鈴木オート裏にある井戸です。
ここで洗濯をしている淳之介に、一平が「デリカシーって、なんだか知ってる?」と尋ねるシーンは予告編でもおなじみです。
私は「アメリカのお菓子かなぁ?」「高いのかなぁ?」という「落ち」の方にばかり気をとられていました。
ところが、今頃になって私は、一平が「"どうしても" デリカシーが欲しいんだ」とも言っていることに気がつきました。
この時すでに、一平は「初めての恋」に落ちてしまっていたのですね(^^;
木曜日の夜、近くのシネコンで3回目の劇場鑑賞をしました。毎回新しい発見があるのですが、今回はとても丁寧に描かれた「一平の初恋」にやられました。
鈴木家のすき焼きを「豚肉はすき焼きじゃない」と言い、「もうイヤ、こんな家。成城のお家に帰りたい」とまで口走ってしまった美加ちゃん。
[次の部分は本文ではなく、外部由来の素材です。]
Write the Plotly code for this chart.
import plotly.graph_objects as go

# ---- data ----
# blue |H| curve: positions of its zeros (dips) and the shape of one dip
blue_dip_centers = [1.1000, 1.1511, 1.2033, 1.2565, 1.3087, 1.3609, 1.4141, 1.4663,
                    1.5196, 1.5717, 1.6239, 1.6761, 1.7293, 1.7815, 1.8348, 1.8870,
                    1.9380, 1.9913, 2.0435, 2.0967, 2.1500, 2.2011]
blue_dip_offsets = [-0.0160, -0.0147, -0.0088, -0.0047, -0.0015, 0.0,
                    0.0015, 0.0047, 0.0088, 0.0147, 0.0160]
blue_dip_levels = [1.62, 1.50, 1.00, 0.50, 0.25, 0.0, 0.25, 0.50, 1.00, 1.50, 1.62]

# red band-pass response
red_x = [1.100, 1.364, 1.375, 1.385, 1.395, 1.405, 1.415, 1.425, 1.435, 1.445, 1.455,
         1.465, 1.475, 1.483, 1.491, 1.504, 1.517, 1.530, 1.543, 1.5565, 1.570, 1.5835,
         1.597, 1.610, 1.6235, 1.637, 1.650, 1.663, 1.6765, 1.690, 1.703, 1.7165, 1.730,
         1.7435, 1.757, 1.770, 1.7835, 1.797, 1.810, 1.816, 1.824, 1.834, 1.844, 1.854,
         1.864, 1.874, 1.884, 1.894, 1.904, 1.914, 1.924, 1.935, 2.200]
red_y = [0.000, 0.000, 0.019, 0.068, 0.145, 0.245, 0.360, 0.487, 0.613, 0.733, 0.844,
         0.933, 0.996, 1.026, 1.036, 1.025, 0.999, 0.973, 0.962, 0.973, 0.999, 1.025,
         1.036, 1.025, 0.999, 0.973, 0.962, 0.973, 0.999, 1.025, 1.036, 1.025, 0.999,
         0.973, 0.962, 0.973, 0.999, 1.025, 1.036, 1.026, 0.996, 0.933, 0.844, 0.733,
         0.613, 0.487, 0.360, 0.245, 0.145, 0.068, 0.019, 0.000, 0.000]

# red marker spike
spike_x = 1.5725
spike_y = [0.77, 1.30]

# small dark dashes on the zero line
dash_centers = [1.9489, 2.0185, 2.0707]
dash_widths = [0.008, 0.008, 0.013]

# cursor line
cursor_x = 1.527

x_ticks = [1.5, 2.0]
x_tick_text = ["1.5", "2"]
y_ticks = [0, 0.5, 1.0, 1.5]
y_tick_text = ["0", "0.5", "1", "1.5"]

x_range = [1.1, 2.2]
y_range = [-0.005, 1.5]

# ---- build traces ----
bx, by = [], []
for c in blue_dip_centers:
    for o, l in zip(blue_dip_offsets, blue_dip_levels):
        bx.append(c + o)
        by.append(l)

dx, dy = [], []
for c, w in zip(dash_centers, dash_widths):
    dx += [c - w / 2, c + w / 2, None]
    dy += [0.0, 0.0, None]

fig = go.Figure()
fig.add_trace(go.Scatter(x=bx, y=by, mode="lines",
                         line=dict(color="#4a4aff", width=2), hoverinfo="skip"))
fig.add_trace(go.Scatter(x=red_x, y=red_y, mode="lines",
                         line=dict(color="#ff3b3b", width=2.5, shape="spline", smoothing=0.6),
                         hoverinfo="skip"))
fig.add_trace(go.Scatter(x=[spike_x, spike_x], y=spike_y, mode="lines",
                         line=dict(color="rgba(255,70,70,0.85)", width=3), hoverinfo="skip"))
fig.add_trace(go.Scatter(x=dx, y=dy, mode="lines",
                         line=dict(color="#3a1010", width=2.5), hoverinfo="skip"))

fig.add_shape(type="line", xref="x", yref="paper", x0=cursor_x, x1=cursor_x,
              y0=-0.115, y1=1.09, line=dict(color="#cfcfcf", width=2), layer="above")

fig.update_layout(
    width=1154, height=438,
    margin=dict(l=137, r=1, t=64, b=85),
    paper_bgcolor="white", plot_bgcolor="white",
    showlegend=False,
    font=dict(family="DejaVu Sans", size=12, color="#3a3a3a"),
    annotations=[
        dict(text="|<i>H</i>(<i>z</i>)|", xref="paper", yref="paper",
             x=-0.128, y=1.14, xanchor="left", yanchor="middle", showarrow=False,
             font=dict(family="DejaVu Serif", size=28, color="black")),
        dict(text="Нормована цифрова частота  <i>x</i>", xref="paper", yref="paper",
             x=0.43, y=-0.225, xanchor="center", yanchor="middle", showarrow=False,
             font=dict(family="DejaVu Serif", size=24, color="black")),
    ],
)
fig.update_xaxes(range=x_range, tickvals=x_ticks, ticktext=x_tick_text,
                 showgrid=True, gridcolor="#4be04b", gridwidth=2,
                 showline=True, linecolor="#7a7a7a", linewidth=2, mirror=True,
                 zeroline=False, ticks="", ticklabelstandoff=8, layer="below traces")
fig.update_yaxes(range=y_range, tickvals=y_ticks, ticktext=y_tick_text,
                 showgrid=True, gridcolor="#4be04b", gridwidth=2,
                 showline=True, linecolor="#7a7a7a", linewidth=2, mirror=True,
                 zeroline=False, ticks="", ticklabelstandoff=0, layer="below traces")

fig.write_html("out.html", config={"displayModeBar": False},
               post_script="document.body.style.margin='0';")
こんな美加ちゃんが許せなかった一平ですが、彼女の色鉛筆ケースの中身を見てしまった時に、「守ってあげたい」という気持ちが芽生えたのかもしれません。これって、男の子にとって「恋の兆し」ですよね(^^;
その後、美加ちゃんはトモエさんの家事を進んで手伝うようになり、タロとの関わりなどを通じて一平とも仲良くなっていくのですが、別れは思いの外早くやってきます。
美加ちゃんを迎えにきたお父さんのおみやげのシュークリームを、ムシャムシャとかぶりつく一平の心情を思うと、微笑ましくて、好ましくて、切なくて....。
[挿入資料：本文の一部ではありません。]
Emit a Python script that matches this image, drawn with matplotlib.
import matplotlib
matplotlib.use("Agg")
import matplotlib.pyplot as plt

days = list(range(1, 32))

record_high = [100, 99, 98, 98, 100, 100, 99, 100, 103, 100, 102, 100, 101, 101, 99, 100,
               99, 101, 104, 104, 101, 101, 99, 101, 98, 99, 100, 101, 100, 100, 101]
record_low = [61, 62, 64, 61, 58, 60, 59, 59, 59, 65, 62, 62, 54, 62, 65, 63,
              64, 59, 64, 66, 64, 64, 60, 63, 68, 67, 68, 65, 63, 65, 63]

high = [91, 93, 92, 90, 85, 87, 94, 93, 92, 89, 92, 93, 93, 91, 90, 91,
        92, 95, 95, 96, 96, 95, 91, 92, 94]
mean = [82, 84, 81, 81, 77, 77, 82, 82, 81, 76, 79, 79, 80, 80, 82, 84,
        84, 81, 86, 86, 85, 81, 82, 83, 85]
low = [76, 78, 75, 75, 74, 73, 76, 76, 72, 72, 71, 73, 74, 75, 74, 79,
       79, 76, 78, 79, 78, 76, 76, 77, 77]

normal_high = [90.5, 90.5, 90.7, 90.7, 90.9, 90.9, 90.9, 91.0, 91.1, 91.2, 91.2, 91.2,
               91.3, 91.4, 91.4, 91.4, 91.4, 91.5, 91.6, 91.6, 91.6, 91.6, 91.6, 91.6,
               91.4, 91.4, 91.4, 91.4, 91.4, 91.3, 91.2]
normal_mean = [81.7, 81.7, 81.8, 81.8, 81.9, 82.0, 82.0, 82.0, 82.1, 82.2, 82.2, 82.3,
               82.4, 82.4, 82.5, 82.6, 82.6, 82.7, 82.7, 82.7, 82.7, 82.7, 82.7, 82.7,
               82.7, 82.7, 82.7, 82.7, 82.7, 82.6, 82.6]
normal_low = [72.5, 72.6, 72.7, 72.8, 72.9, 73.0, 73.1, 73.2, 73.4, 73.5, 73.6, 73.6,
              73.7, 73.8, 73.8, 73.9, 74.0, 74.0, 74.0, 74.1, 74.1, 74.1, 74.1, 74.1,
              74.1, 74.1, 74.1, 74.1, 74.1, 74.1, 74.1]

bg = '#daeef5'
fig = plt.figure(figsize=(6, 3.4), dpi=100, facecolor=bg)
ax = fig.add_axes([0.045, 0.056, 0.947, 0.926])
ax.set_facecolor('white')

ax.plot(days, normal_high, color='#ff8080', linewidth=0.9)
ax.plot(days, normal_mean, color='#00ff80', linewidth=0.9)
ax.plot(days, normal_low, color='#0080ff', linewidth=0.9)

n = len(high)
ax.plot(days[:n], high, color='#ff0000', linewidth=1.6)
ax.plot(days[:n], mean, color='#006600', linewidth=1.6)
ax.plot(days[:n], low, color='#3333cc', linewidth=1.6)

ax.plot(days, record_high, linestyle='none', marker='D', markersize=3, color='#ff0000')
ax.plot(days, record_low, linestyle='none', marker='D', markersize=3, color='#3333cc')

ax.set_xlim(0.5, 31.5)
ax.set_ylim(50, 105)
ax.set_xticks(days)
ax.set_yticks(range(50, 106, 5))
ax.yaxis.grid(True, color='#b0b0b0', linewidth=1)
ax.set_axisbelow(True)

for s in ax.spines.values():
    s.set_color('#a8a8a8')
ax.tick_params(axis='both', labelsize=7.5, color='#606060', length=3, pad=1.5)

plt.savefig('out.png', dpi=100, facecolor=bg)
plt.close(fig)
美加ちゃんのためにお小遣いを貯めて、ようやく買った24色の色鉛筆。別れの時が来てもそれを渡すことができなかった一平ですが、六ちゃんの一言に背中を押され、ようやく思いを果たします。
その後、お父さんと一緒に横町の角を曲がり、一平の視野から消えた美加ちゃんがいったん戻ってきて、大きな声で一平に思いがけない「告白」を!!
この時の一平の表情は、なんともいえず素晴らしいものでした。実はこのシーンには「山崎マジック」が隠されていたようです。
一平役の小清水一揮くんが「俺を本気にさせました」と告白する、山崎監督のマジックの秘密は「劇場パンフレット P.13」で明かされています。